Code that draws figures
* Begin *
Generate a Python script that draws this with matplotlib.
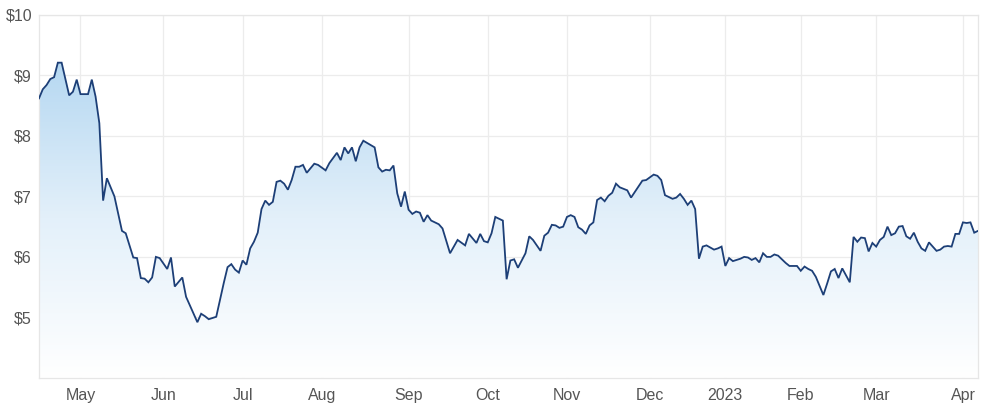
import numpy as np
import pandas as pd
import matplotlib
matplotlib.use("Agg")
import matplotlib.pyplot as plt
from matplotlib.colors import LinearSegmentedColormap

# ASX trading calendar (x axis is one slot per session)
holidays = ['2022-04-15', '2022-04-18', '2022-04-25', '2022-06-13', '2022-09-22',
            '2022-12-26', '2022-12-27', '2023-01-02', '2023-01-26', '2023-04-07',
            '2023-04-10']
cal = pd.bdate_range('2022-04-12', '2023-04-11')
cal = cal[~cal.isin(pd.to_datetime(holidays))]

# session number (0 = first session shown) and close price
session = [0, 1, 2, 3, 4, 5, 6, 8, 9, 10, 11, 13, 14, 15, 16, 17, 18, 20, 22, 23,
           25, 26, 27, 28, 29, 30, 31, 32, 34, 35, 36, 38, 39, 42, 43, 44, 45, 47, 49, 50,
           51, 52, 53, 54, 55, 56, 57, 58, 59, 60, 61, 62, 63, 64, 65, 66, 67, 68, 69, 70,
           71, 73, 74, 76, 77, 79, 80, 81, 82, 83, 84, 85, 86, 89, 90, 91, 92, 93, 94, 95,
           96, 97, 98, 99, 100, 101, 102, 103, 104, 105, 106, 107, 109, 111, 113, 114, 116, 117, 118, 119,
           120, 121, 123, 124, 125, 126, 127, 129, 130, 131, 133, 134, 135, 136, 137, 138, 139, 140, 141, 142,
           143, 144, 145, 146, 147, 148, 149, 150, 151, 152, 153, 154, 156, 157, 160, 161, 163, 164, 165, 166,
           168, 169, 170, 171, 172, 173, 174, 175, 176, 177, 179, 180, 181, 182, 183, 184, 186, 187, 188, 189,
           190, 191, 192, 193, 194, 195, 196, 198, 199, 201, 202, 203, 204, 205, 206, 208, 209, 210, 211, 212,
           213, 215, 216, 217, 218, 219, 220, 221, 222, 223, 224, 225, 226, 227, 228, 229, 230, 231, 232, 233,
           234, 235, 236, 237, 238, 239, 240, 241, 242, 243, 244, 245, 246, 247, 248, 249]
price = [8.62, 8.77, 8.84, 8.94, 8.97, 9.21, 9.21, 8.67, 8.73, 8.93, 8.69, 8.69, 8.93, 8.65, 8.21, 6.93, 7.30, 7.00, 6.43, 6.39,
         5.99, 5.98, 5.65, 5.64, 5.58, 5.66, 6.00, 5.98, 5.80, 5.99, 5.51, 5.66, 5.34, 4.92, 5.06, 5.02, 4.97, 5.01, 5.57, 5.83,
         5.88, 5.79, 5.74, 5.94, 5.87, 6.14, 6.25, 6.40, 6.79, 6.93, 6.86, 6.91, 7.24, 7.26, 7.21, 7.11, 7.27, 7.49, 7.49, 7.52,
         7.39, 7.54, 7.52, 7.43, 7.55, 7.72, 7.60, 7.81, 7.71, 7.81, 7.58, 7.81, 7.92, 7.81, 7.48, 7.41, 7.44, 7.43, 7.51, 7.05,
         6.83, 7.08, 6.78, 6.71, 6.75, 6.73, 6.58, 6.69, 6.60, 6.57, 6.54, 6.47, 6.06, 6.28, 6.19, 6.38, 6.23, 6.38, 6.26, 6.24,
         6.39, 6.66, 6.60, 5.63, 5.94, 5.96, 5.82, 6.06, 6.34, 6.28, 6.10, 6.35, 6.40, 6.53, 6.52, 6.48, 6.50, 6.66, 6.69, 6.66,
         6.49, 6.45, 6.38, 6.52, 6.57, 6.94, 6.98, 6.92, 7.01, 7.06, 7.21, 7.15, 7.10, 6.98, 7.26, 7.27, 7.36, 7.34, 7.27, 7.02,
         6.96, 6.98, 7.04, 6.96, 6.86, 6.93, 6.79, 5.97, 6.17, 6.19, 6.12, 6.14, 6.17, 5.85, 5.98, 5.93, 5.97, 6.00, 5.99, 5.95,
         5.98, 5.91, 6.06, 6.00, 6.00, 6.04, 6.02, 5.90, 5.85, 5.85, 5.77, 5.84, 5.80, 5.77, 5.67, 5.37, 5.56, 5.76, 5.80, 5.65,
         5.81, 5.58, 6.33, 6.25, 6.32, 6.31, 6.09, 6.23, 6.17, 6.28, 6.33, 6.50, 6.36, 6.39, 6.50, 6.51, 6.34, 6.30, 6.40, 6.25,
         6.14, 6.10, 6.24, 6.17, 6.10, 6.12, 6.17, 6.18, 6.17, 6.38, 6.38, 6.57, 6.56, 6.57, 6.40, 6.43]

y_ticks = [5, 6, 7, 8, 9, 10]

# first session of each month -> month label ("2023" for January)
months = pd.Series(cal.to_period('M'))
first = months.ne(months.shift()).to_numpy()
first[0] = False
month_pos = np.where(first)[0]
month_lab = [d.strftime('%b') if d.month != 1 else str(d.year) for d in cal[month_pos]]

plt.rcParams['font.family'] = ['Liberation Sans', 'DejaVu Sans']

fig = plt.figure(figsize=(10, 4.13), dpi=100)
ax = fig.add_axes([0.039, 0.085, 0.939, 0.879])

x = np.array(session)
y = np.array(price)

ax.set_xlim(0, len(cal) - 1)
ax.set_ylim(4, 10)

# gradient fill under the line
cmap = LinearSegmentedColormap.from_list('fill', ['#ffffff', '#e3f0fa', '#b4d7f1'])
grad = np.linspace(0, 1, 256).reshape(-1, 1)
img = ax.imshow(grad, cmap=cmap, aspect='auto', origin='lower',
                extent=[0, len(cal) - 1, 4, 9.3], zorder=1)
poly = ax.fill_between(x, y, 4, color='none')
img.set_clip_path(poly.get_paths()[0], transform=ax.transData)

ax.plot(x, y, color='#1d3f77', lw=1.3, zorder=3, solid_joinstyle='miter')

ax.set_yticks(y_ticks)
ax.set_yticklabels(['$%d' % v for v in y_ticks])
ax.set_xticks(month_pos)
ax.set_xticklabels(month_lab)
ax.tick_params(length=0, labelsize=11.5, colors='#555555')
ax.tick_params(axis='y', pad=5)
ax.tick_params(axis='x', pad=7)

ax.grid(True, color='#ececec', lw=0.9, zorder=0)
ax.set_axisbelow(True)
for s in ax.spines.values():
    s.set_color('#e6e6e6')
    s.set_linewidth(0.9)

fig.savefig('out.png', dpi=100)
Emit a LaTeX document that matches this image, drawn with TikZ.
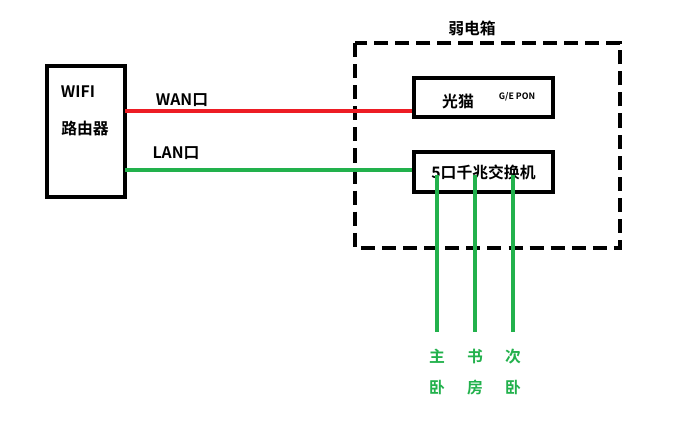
* End *
Prompt :: With all pictures left out, please transcribe exactly the lines from the start of the material through the line with "from matplotlib.colors import".

Completed task ::
Generate a Python script that draws this with matplotlib.
import numpy as np
import pandas as pd
import matplotlib
matplotlib.use("Agg")
import matplotlib.pyplot as plt
from matplotlib.colors import LinearSegmentedColormap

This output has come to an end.